I have a below mapping document, which to be precise does apply word delimiter analyzer at index and search time specifically only to model field and synonym analyzer which does a search time analysis on search string.
Mapping
POST /stackoverflow
{
"settings":{
"analysis":{
"analyzer":{
"keyword_analyzer":{
"tokenizer":"keyword",
"filter":[
"lowercase",
"asciifolding"
]
},
"synonym_analyzer":{
"tokenizer":"standard",
"filter":[
"lowercase",
"synonym"
],
"expand":false,
"ignore_case":true
},
"word_delimiter_analyzer":{
"tokenizer":"whitespace",
"filter":[
"lowercase",
"word_delimiter"
],
"ignore_case":true
}
},
"filter":{
"synonym":{
"type":"synonym",
"synonyms_path":"synonyms.txt"
},
"word_delimiter":{
"type":"word_delimiter",
"generate_word_parts":true,
"preserve_original": true
}
}
}
},
"mappings":{
"vehicles":{
"dynamic":"false",
"dynamic_templates":[
{
"no_index_template":{
"match":"*",
"mapping":{
"index":"no",
"include_in_all":false
}
}
}
],
"_all":{
"enabled":false
},
"properties":{
"id":{
"type":"long",
"ignore_malformed":true
},
"model":{
"type":"nested",
"include_in_root":true,
"properties":{
"label":{
"type":"string",
"analyzer": "word_delimiter_analyzer"
}
}
},
"make":{
"type":"String",
"analyzer":"keyword_analyzer"
}
}
}
}
}
and some sample data is
POST /stackoverflow/vehicles/6
{
"make" : "chevrolet",
"model" : {
"label" : "Silverado 2500HD"
}
}
The below is the search query
GET /stackoverflow/_search?explain
{
"from":0,
"size":10,
"query":{
"filtered":{
"query":{
"multi_match":{
"query":"HD2500",
"fields":[
"make","model.label"
],
"type":"cross_fields","operator" : "OR",
"analyzer" : "synonym_analyzer"
}
}
}
}
}
THe above search query does not work, rather if i remove the synonym_analzer from the search query it works perfectly fine.

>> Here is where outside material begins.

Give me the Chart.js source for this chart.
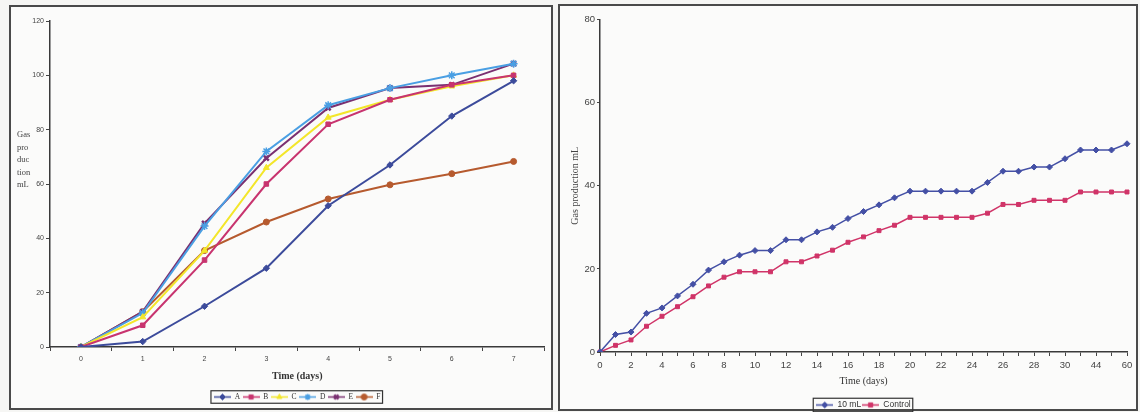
<!DOCTYPE html>
<html>
<head>
<meta charset="utf-8">
<script src="https://cdn.jsdelivr.net/npm/chart.js@4.4.0/dist/chart.umd.min.js"></script>
<style>
  html, body { margin: 0; padding: 0; }
  body { width: 1140px; height: 412px; overflow: hidden; background: #f6f6f4; position: relative; }
  canvas { position: absolute; }
  .frame { position: absolute; box-sizing: border-box; border: 2px solid #4a4a4a; background: #fbfbfa; }
</style>
</head>
<body>
<div class="frame" style="left:9px;top:5px;width:544px;height:405px"></div>
<div class="frame" style="left:558px;top:4px;width:580px;height:407px"></div>
<canvas id="left" width="541" height="406" style="left:10px;top:6px"></canvas>
<canvas id="right" width="576" height="416" style="left:560px;top:6px"></canvas>
<script>
// left chart: gas production per treatment, days 0-7
const days = ['0', '1', '2', '3', '4', '5', '6', '7'];
const seriesA = [0, 2, 15, 29, 52, 67, 85, 98];
const seriesB = [0, 8, 32, 60, 82, 91, 96.5, 100];
const seriesC = [0, 11, 35.5, 66, 84.5, 91, 96, 100];
const seriesD = [0, 12.5, 44.5, 72, 89, 95.3, 100, 104.3];
const seriesE = [0, 13, 45.5, 69.5, 88, 95.3, 96.5, 104.3];
const seriesF = [0, 13, 35.5, 46, 54.5, 59.7, 63.8, 68.3];
const leftTicks = [0, 20, 40, 60, 80, 100, 120];

// right chart: 10 mL vs control
const days2 = ['0', '1', '2', '3', '4', '5', '6', '7', '8', '9', '10', '11', '12', '13', '14', '15',
  '16', '17', '18', '19', '20', '21', '22', '23', '24', '25', '26', '27', '28', '29', '30', '37', '44', '52', '60'];
const tenML = [0, 4.2, 4.8, 9.3, 10.6, 13.5, 16.3, 19.7, 21.7, 23.3, 24.4, 24.4, 27, 27, 28.9, 30,
  32.1, 33.8, 35.4, 37.1, 38.7, 38.7, 38.7, 38.7, 38.7, 40.8, 43.5, 43.5, 44.5, 44.5, 46.5, 48.6, 48.6, 48.6, 50.1];
const control = [0, 1.6, 2.9, 6.2, 8.6, 10.9, 13.3, 15.9, 18, 19.3, 19.3, 19.3, 21.7, 21.7, 23.1, 24.5,
  26.4, 27.7, 29.2, 30.5, 32.4, 32.4, 32.4, 32.4, 32.4, 33.4, 35.5, 35.5, 36.5, 36.5, 36.5, 38.5, 38.5, 38.5, 38.5];
const rightTicks = [0, 20, 40, 60, 80];

const serif = '"Liberation Serif", "Times New Roman", serif';
const sans = '"Liberation Sans", Arial, sans-serif';
const ink = '#3a3a3a';

// small line+marker sample for the legend, excel style
function legendIcon(ds) {
  const c = document.createElement('canvas');
  c.width = 17;
  c.height = 9;
  const g = c.getContext('2d');
  g.strokeStyle = ds.borderColor;
  g.lineWidth = 1.5;
  g.beginPath();
  g.moveTo(0, 4.5);
  g.lineTo(17, 4.5);
  g.stroke();
  g.fillStyle = ds.borderColor;
  g.lineWidth = ds.pointBorderWidth || 1;
  Chart.helpers.drawPoint(g, { pointStyle: ds.pointStyle, radius: 3, borderWidth: g.lineWidth, rotation: 0 }, 8.5, 4.5);
  return c;
}

function iconLabels(chart) {
  return chart.data.datasets.map((ds, i) => ({
    text: ds.label,
    pointStyle: legendIcon(ds),
    fillStyle: ds.borderColor,
    strokeStyle: ds.borderColor,
    lineWidth: 0,
    hidden: false,
    datasetIndex: i,
    fontColor: '#333'
  }));
}

// box round the legend
const legendFrame = {
  id: 'legendFrame',
  afterDraw(chart) {
    const boxes = chart.legend.legendHitBoxes;
    if (!boxes.length) return;
    const l = Math.min(...boxes.map(b => b.left));
    const r = Math.max(...boxes.map(b => b.left + b.width));
    const t = boxes[0].top;
    const h = boxes[0].height;
    const ctx = chart.ctx;
    ctx.save();
    ctx.strokeStyle = '#333';
    ctx.lineWidth = 1.2;
    ctx.strokeRect(l - 3, t - 2.5, r - l + 5, h + 5);
    ctx.restore();
  }
};

// stacked horizontal y title on the left chart
const sideTitle = {
  id: 'sideTitle',
  afterDraw(chart, args, opts) {
    if (!opts.lines) return;
    const ctx = chart.ctx;
    ctx.save();
    ctx.font = opts.font;
    ctx.fillStyle = opts.color;
    ctx.textBaseline = 'middle';
    opts.lines.forEach((t, i) => ctx.fillText(t, opts.x, opts.y + i * opts.step));
    ctx.restore();
  }
};

function series(label, data, color, style, radius, bw) {
  return {
    label: label,
    data: data,
    borderColor: color,
    backgroundColor: color,
    pointBackgroundColor: color,
    pointBorderColor: color,
    pointStyle: style,
    pointRadius: radius,
    pointBorderWidth: bw || 1,
    borderWidth: 2,
    tension: 0
  };
}

new Chart(document.getElementById('left'), {
  type: 'line',
  data: {
    labels: days,
    datasets: [
      series('A', seriesA, '#3c4b9b', 'rectRot', 3.2),
      series('B', seriesB, '#c8346f', 'rect', 3.2),
      series('C', seriesC, '#f3e62a', 'triangle', 3.5),
      series('D', seriesD, '#4a9fe3', 'star', 4, 1.5),
      series('E', seriesE, '#7a3071', 'crossRot', 3.5, 2.5),
      series('F', seriesF, '#b65a2e', 'circle', 3)
    ]
  },
  options: {
    responsive: false,
    animation: false,
    devicePixelRatio: 1,
    layout: { padding: { top: 15, right: 5, bottom: 1.25, left: 0 } },
    plugins: {
      legend: {
        position: 'bottom',
        fullSize: false,
        labels: {
          usePointStyle: true,
          pointStyleWidth: 17,
          boxHeight: 7.5,
          padding: 2.5,
          color: '#333',
          font: { family: serif, size: 7.5 },
          generateLabels: iconLabels
        }
      },
      tooltip: { enabled: false },
      sideTitle: {
        lines: ['Gas', 'pro', 'duc', 'tion', 'mL'],
        x: 7, y: 129, step: 12.5,
        font: '8.5px ' + serif,
        color: '#444'
      }
    },
    scales: {
      x: {
        offset: true,
        grid: { offset: true, drawOnChartArea: false, tickLength: 4, color: '#444' },
        border: { color: ink, width: 1.5 },
        ticks: { padding: 3.8, maxRotation: 0, color: '#444', font: { family: sans, size: 7 } },
        title: {
          display: true,
          text: 'Time (days)',
          color: '#333',
          font: { family: serif, size: 10, weight: 'bold' },
          padding: { top: 0, bottom: 8.75 }
        },
        afterFit: s => { s.height = 43.75; }
      },
      y: {
        min: leftTicks[0],
        max: leftTicks[leftTicks.length - 1],
        grid: { drawOnChartArea: false, tickLength: 4, color: '#444' },
        border: { color: ink, width: 1.5 },
        ticks: { stepSize: 20, padding: 2, color: '#444', font: { family: sans, size: 7 } },
        afterFit: s => { s.width = 40; }
      }
    }
  },
  plugins: [sideTitle, legendFrame]
});

const right1 = series('10 mL', tenML, '#4450a5', 'rectRot', 3);
const right2 = series('Control', control, '#d03468', 'rect', 2.8);
right1.borderWidth = 1.5;
right2.borderWidth = 1.5;

new Chart(document.getElementById('right'), {
  type: 'line',
  data: { labels: days2, datasets: [right1, right2] },
  options: {
    responsive: false,
    animation: false,
    devicePixelRatio: 1,
    layout: { padding: { top: 13.5, right: 9, bottom: 2.75, left: 0 } },
    plugins: {
      legend: {
        position: 'bottom',
        fullSize: false,
        labels: {
          usePointStyle: true,
          pointStyleWidth: 17,
          boxHeight: 8.5,
          padding: 1,
          color: '#333',
          font: { family: sans, size: 8.5 },
          generateLabels: iconLabels
        }
      },
      tooltip: { enabled: false }
    },
    scales: {
      x: {
        grid: { drawOnChartArea: false, tickLength: 4, color: '#444' },
        border: { color: ink, width: 1.5 },
        ticks: {
          autoSkip: false,
          maxRotation: 0,
          padding: 3.3,
          color: '#444',
          font: { family: sans, size: 9.5 },
          callback: (v, i) => (i % 2 === 0 ? days2[i] : '')
        },
        title: {
          display: true,
          text: 'Time (days)',
          color: '#333',
          font: { family: serif, size: 10 },
          padding: { top: 0, bottom: 12.25 }
        },
        afterFit: s => { s.height = 47.75; }
      },
      y: {
        min: rightTicks[0],
        max: rightTicks[rightTicks.length - 1],
        grid: { drawOnChartArea: false, tickLength: 3, color: '#444' },
        border: { color: ink, width: 1.5 },
        ticks: { stepSize: 20, padding: 2, color: '#444', font: { family: sans, size: 9.5 } },
        title: {
          display: true,
          text: 'Gas production mL',
          color: '#444',
          font: { family: serif, size: 10 },
          padding: { top: 9.7, bottom: 0 }
        },
        afterFit: s => { s.width = 40; }
      }
    }
  },
  plugins: [legendFrame]
});
</script>
</body>
</html>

I really dont understand the logic behind how synonym analyzer is tampering the result.
In my synonym.txt file i dont have any reference to HD2500, and all the synonym analyzer does is split the token via whitespace and converts it to lowercase and then try to match a synonym string and then passes it to field level analyzers, i am confused where it is getting broken.
Any help is highly appreciated